Behind the scenes, Meadowbrook's greenhouses are packed with plants for the show, with the theme "Legends of Ireland," March 4-11, at the Pennsylvania Convention Center. The Pennsylvania Horticultural Society, garden clubs, and exhibitors contract with Meadowbrook to grow and force shrubs, perennials, annuals, herbs, tropicals, and topiaries.

This is one astonishingly intricate and extended piece of choreography that begins the September before the show -- seven months of TLC by a dozen Meadowbrook staff devoted to plant forcing under high-intensity lighting plus carbon dioxide gas.

Behind the Scenes
Touring the greenhouses on Thursday, Feb. 1, sales manager and horticulturist Diana Weiner stopped at an expanse of exuberant fuchsias in the holding greenhouse. "Here's an example of a nerve-wracking experience," she said. Some white flowers were just starting to bloom, though the show was still four weeks away. In October, shrubby fuchsias had arrived for the show's central feature, The Mythical Land of Tir-Na-nOg. Staff cut them down to the wood. Now the varieties 'Magician', 'Lechlade', and 'Grandma' stand at 3 to 4 feet, cascading with plump flower buds.

Rows of delphiniums, columbines, candytuft, meadow rue, campanula, and dianthus 'Ideal Violet' await their flower show debut in cool temps of 58 to 60 degrees. "We've got these plants where we need them, now we need to hold them over," Diana said, pointing to salvia -- some with, some without flower spikes. In nine other greenhouses, plants are in all stages of maturity.

"It's all a timing game," Diana emphasized. "We babysit them every day.
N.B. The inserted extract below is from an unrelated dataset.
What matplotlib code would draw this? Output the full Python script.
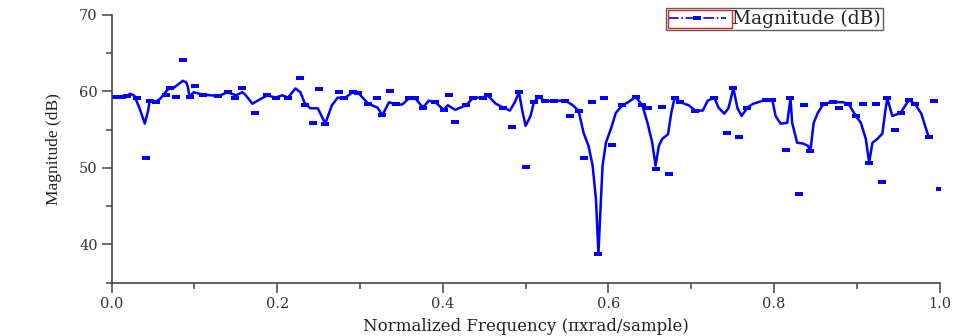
import matplotlib
matplotlib.use("Agg")
import matplotlib.pyplot as plt
from matplotlib.lines import Line2D
from matplotlib.patches import Rectangle
from matplotlib.ticker import MultipleLocator

# ---- data ----
line_freq = [0.000, 0.010, 0.019, 0.022, 0.027, 0.033, 0.040, 0.044, 0.046, 0.053,
             0.059, 0.068, 0.074, 0.080, 0.086, 0.090, 0.092, 0.094, 0.099, 0.110,
             0.129, 0.140, 0.150, 0.158, 0.162, 0.170, 0.178, 0.188, 0.198, 0.206,
             0.213, 0.222, 0.228, 0.233, 0.240, 0.249, 0.258, 0.266, 0.273, 0.281,
             0.291, 0.298, 0.310, 0.321, 0.327, 0.335, 0.343, 0.351, 0.359, 0.366,
             0.376, 0.383, 0.391, 0.401, 0.406, 0.415, 0.428, 0.437, 0.448, 0.454,
             0.464, 0.473, 0.481, 0.487, 0.492, 0.496, 0.500, 0.506, 0.510, 0.516,
             0.524, 0.534, 0.548, 0.557, 0.564, 0.570, 0.576, 0.581, 0.585, 0.588,
             0.591, 0.593, 0.597, 0.603, 0.609, 0.617, 0.624, 0.633, 0.641, 0.647,
             0.653, 0.657, 0.661, 0.665, 0.672, 0.676, 0.680, 0.687, 0.697, 0.705,
             0.714, 0.720, 0.728, 0.733, 0.740, 0.745, 0.751, 0.756, 0.761, 0.768,
             0.775, 0.790, 0.798, 0.802, 0.808, 0.816, 0.820, 0.822, 0.828, 0.835,
             0.841, 0.844, 0.848, 0.853, 0.860, 0.871, 0.883, 0.890, 0.899, 0.905,
             0.911, 0.915, 0.919, 0.925, 0.931, 0.935, 0.937, 0.943, 0.953, 0.963,
             0.971, 0.978, 0.987]
line_db = [59.3, 59.3, 59.4, 59.7, 59.5, 58.0, 55.8, 57.5, 58.8, 58.6,
           59.1, 60.3, 60.4, 60.9, 61.4, 61.2, 60.6, 59.3, 59.9, 59.6,
           59.4, 59.9, 59.5, 59.9, 59.5, 58.4, 58.9, 59.5, 59.2, 59.5,
           59.2, 60.4, 59.9, 58.5, 57.8, 57.8, 55.8, 58.2, 59.2, 59.1,
           59.9, 59.8, 58.4, 57.9, 56.9, 58.6, 58.3, 58.3, 59.1, 59.2,
           57.9, 58.8, 58.6, 57.6, 58.2, 57.6, 58.2, 59.2, 59.2, 59.5,
           58.4, 57.9, 57.5, 58.6, 59.9, 57.5, 55.5, 56.8, 58.6, 59.3,
           58.7, 58.8, 58.8, 58.2, 57.5, 54.6, 52.9, 50.3, 45.9, 38.8,
           45.9, 50.3, 53.3, 55.1, 57.2, 58.2, 58.6, 59.3, 58.2, 56.0,
           53.3, 50.3, 52.9, 53.8, 54.4, 57.2, 59.2, 58.6, 58.2, 57.5,
           57.5, 58.8, 59.2, 57.9, 57.1, 57.8, 60.4, 57.8, 56.8, 57.9,
           58.4, 58.9, 58.9, 56.8, 55.8, 55.9, 59.1, 55.9, 53.3, 53.2,
           52.9, 52.2, 55.9, 57.2, 58.4, 58.6, 58.6, 58.4, 56.8, 55.9,
           53.8, 50.7, 53.3, 53.8, 54.5, 57.8, 59.1, 56.8, 57.2, 58.9,
           58.3, 57.1, 54.0]

marker_freq = [0.005, 0.012, 0.019, 0.031, 0.042, 0.046, 0.053, 0.066, 0.070, 0.078,
               0.086, 0.094, 0.101, 0.110, 0.129, 0.140, 0.149, 0.157, 0.173, 0.188,
               0.198, 0.213, 0.227, 0.234, 0.243, 0.250, 0.258, 0.274, 0.281, 0.291,
               0.298, 0.310, 0.321, 0.327, 0.336, 0.343, 0.359, 0.366, 0.376, 0.391,
               0.401, 0.407, 0.415, 0.428, 0.437, 0.448, 0.454, 0.473, 0.484, 0.492,
               0.500, 0.510, 0.516, 0.524, 0.534, 0.548, 0.554, 0.564, 0.571, 0.580,
               0.588, 0.595, 0.604, 0.617, 0.633, 0.641, 0.648, 0.657, 0.665, 0.673,
               0.680, 0.687, 0.705, 0.728, 0.743, 0.751, 0.758, 0.768, 0.790, 0.798,
               0.815, 0.820, 0.830, 0.836, 0.844, 0.860, 0.871, 0.878, 0.890, 0.899,
               0.907, 0.915, 0.923, 0.931, 0.937, 0.946, 0.953, 0.963, 0.971, 0.987,
               0.993, 1.000]
marker_db = [59.3, 59.3, 59.4, 59.2, 51.3, 58.8, 58.6, 59.6, 60.4, 59.3,
             64.1, 59.3, 60.7, 59.6, 59.4, 59.9, 59.2, 60.4, 57.2, 59.5,
             59.2, 59.2, 61.7, 58.2, 55.9, 60.3, 55.8, 59.9, 59.1, 59.9,
             59.8, 58.4, 59.1, 56.9, 60.0, 58.3, 59.1, 59.2, 57.9, 58.6,
             57.6, 59.5, 56.0, 58.2, 59.2, 59.2, 59.5, 57.9, 55.3, 59.9,
             50.1, 58.6, 59.3, 58.7, 58.8, 58.8, 56.8, 57.5, 51.3, 58.6,
             38.8, 59.1, 53.0, 58.2, 59.3, 58.2, 57.9, 49.9, 58.0, 49.2,
             59.2, 58.6, 57.5, 59.2, 54.6, 60.4, 54.0, 57.9, 58.9, 58.9,
             52.4, 59.1, 46.6, 58.2, 52.2, 58.4, 58.6, 57.9, 58.4, 56.8,
             58.3, 50.7, 58.3, 48.2, 59.1, 54.9, 57.2, 58.9, 58.3, 54.0,
             58.8, 47.2]

x_ticks = [0.0, 0.2, 0.4, 0.6, 0.8, 1.0]
x_ticklabels = ["0.0", "0.2", "0.4", "0.6", "0.8", "1.0"]
y_ticks = [40, 50, 60, 70]
y_ticklabels = ["40", "50", "60", "70"]

series_label = "Magnitude (dB)"
x_label = "Normalized Frequency (\u03c0xrad/sample)"
y_label = "Magnitude (dB)"

# ---- styling ----
blue = "#0000FF"
txt = "#333333"
rect_marker = [(-1.0, -0.55), (1.0, -0.55), (1.0, 0.55), (-1.0, 0.55), (-1.0, -0.55)]

fig = plt.figure(figsize=(9.55, 3.36), dpi=100)
ax = fig.add_axes([111.7 / 955, 1 - 282.7 / 336, (939.5 - 111.7) / 955, (282.7 - 15) / 336])

ax.plot(line_freq, line_db, color=blue, lw=1.8, solid_joinstyle="round")
ax.plot(marker_freq, marker_db, ls="none", marker=rect_marker, ms=6,
        color=blue, markeredgewidth=0)

ax.set_xlim(0.0, 1.0)
ax.set_ylim(35, 70)
ax.set_xticks(x_ticks)
ax.set_xticklabels(x_ticklabels)
ax.set_yticks(y_ticks)
ax.set_yticklabels(y_ticklabels)
ax.xaxis.set_minor_locator(MultipleLocator(0.1))
ax.yaxis.set_minor_locator(MultipleLocator(5))

for s in ["top", "right"]:
    ax.spines[s].set_visible(False)
for s in ["left", "bottom"]:
    ax.spines[s].set_color("#444444")
    ax.spines[s].set_linewidth(1.2)

ax.tick_params(which="major", direction="out", length=7, width=1.1, color="#444444",
               labelsize=10.5, labelcolor=txt, pad=3)
ax.tick_params(which="minor", direction="out", length=4, width=1.1, color="#444444")
for lab in ax.get_xticklabels() + ax.get_yticklabels():
    lab.set_family("DejaVu Serif")

ax.set_xlabel(x_label, family="DejaVu Serif", fontsize=12, color="#222222", labelpad=5)
ax.set_ylabel(y_label, family="Liberation Serif", fontsize=12.5, color="#222222", labelpad=12)

leg_fs = 13.5
handle_len = 3.1
handle = Line2D([], [], color=blue, lw=1.2, ls="-.", marker=rect_marker, ms=6,
                markeredgewidth=0)
leg = fig.legend([handle], [series_label], loc="upper right",
                 bbox_to_anchor=(883 / 955, 1 - 8 / 336), frameon=True,
                 fancybox=False, handlelength=handle_len, handletextpad=0.35,
                 borderpad=0.1, borderaxespad=0,
                 prop={"family": "DejaVu Serif", "size": leg_fs})
leg.get_frame().set_edgecolor("#333333")
leg.get_frame().set_linewidth(1.0)
for t in leg.get_texts():
    t.set_color("#222222")

# red box around the legend handle (as in reference), placed from the legend box
fig.canvas.draw()
bb = leg.get_window_extent(fig.canvas.get_renderer())
hw = handle_len * leg_fs * fig.dpi / 72.0 + 6
fig.add_artist(Rectangle((bb.x0 + 2, bb.y0 + 2), hw, bb.height - 4,
                         transform=None, fill=False, zorder=20,
                         edgecolor="#E02020", lw=1.0))

fig.savefig("out.png", dpi=100)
We coax them along." The staff does a weekly assessment of each and every plant, adjusting light or temperature as needed.

Watering petunias, head grower Jessica Story stopped to chat. "One of the things you learn when forcing plants out of season is the incredible amount of factors you need to consider to replicate nature." Temperature, light, pH, humidity, water, and fertilizer all need to be manipulated. Meadowbrook's job is to break down the big picture into specific growth conditions, then replicate each condition in synch with all the other factors. Even within species, what works for one doesn't work for all. For example, blue petunias may respond quickly while yellow petunias may take twice as long under the same conditions. Jessica marveled: "What nature does is truly breathtaking."

Impatiens are the easiest to grow. "They're unstoppable when warm enough," Story said. Foxglove is challenging. "We're still working to perfect forcing Digitalis. Temperature and light, we've got figured out. It's difficult to control humidity in the greenhouse in winter, though."

Perennials grower Sue Keppley urges flower show visitors to take a paper and pencil to jot down their favorites. Don't expect your garden to look like the exhibits, though. "When visitors see plants in this gorgeous setting, sometimes they're not in their natural cultural situation."